DATA LINES.
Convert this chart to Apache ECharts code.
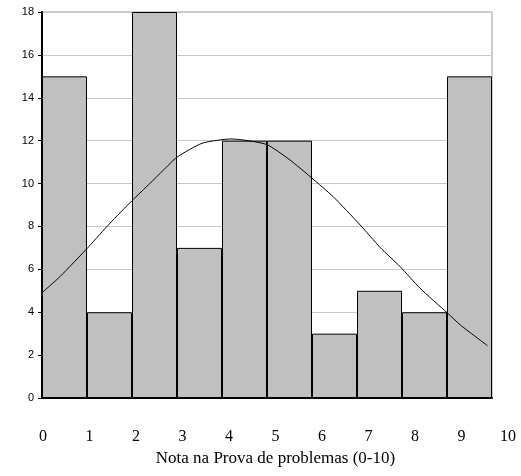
<!DOCTYPE html>
<html>
<head>
<meta charset="utf-8">
<script src="https://cdn.jsdelivr.net/npm/echarts@6/dist/echarts.min.js"></script>
<style>
    html, body { margin: 0; padding: 0; background: #fff; }
    #chart { width: 521px; height: 476px; }
</style>
</head>
<body>
<div id="chart"></div>
<script>
// histogram classes (one bar per grade interval)
var categories = ['0', '1', '2', '3', '4', '5', '6', '7', '8', '9'];
var counts = [15, 4, 18, 7, 12, 12, 3, 5, 4, 15];
// fitted normal curve: [grade, frequency]
var curveX = [0, 0.4, 1.04, 1.51, 2.0, 2.4, 2.7, 3.0, 3.56, 4.2, 4.98, 5.51, 6.0, 6.47, 7.07, 7.51, 7.96, 8.4, 9.0, 9.3, 9.9];
var curveY = [4.91, 5.66, 7.06, 8.15, 9.2, 10.01, 10.63, 11.23, 11.88, 12.08, 11.83, 11.1, 10.25, 9.39, 8.07, 7.03, 6.12, 5.12, 3.98, 3.4, 2.44];
var tickLabels = ['0', '1', '2', '3', '4', '5', '6', '7', '8', '9', '10'];

var curve = curveX.map(function (x, i) { return [x, curveY[i]]; });

var chart = echarts.init(document.getElementById('chart'));
chart.setOption({
    backgroundColor: '#fff',
    animation: false,
    grid: [
        {left: 42, right: 29, top: 12, bottom: 78, show: true, borderColor: '#9a9a9a', borderWidth: 1},
        {left: 43, right: 13, top: 12, bottom: 78}
    ],
    xAxis: [
        {
            type: 'category', gridIndex: 0, data: categories,
            axisLine: {lineStyle: {color: '#000', width: 2}},
            axisTick: {alignWithLabel: true, length: 4, lineStyle: {color: '#000'}},
            axisLabel: {show: false}
        },
        {
            type: 'value', gridIndex: 0, min: 0, max: 10, show: false
        },
        {
            type: 'value', gridIndex: 1, min: 0, max: 10, interval: 1,
            axisLine: {show: false}, axisTick: {show: false}, splitLine: {show: false},
            axisLabel: {
                margin: 31, color: '#000', fontSize: 16,
                fontFamily: 'Liberation Serif, Times New Roman, serif',
                formatter: function (v) { return tickLabels[v]; }
            },
            name: 'Nota na Prova de problemas (0-10)',
            nameLocation: 'middle', nameGap: 52,
            nameTextStyle: {color: '#000', fontSize: 17, fontFamily: 'Liberation Serif, Times New Roman, serif'}
        }
    ],
    yAxis: [
        {
            type: 'value', gridIndex: 0, min: 0, max: 18, interval: 2,
            axisLine: {show: true, lineStyle: {color: '#000', width: 2}},
            axisTick: {show: true, length: 4, lineStyle: {color: '#000'}},
            axisLabel: {color: '#000', fontSize: 11, margin: 8, fontFamily: 'Liberation Sans, Arial, sans-serif'},
            splitLine: {lineStyle: {color: '#c8c8c8', width: 1}}
        },
        {type: 'value', gridIndex: 1, min: 0, max: 18, show: false}
    ],
    series: [
        {
            type: 'bar', xAxisIndex: 0, yAxisIndex: 0,
            data: counts,
            barCategoryGap: '0%',
            itemStyle: {color: '#c0c0c0', borderColor: '#000', borderWidth: 1}
        },
        {
            type: 'line', xAxisIndex: 1, yAxisIndex: 0,
            data: curve,
            smooth: 0.2, showSymbol: false,
            lineStyle: {color: '#000', width: 1}
        }
    ]
});
</script>
</body>
</html>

GIVEN PROBLEM. Print the data above verbatim from the first line through the line holding "var curve = curveX.map(function", leaving every picture out.

EXERCISE SOLUTION.
Convert this chart to Apache ECharts code.
<!DOCTYPE html>
<html>
<head>
<meta charset="utf-8">
<script src="https://cdn.jsdelivr.net/npm/echarts@6/dist/echarts.min.js"></script>
<style>
    html, body { margin: 0; padding: 0; background: #fff; }
    #chart { width: 521px; height: 476px; }
</style>
</head>
<body>
<div id="chart"></div>
<script>
// histogram classes (one bar per grade interval)
var categories = ['0', '1', '2', '3', '4', '5', '6', '7', '8', '9'];
var counts = [15, 4, 18, 7, 12, 12, 3, 5, 4, 15];
// fitted normal curve: [grade, frequency]
var curveX = [0, 0.4, 1.04, 1.51, 2.0, 2.4, 2.7, 3.0, 3.56, 4.2, 4.98, 5.51, 6.0, 6.47, 7.07, 7.51, 7.96, 8.4, 9.0, 9.3, 9.9];
var curveY = [4.91, 5.66, 7.06, 8.15, 9.2, 10.01, 10.63, 11.23, 11.88, 12.08, 11.83, 11.1, 10.25, 9.39, 8.07, 7.03, 6.12, 5.12, 3.98, 3.4, 2.44];
var tickLabels = ['0', '1', '2', '3', '4', '5', '6', '7', '8', '9', '10'];

var curve = curveX.map(function (x, i) { return [x, curveY[i]]; });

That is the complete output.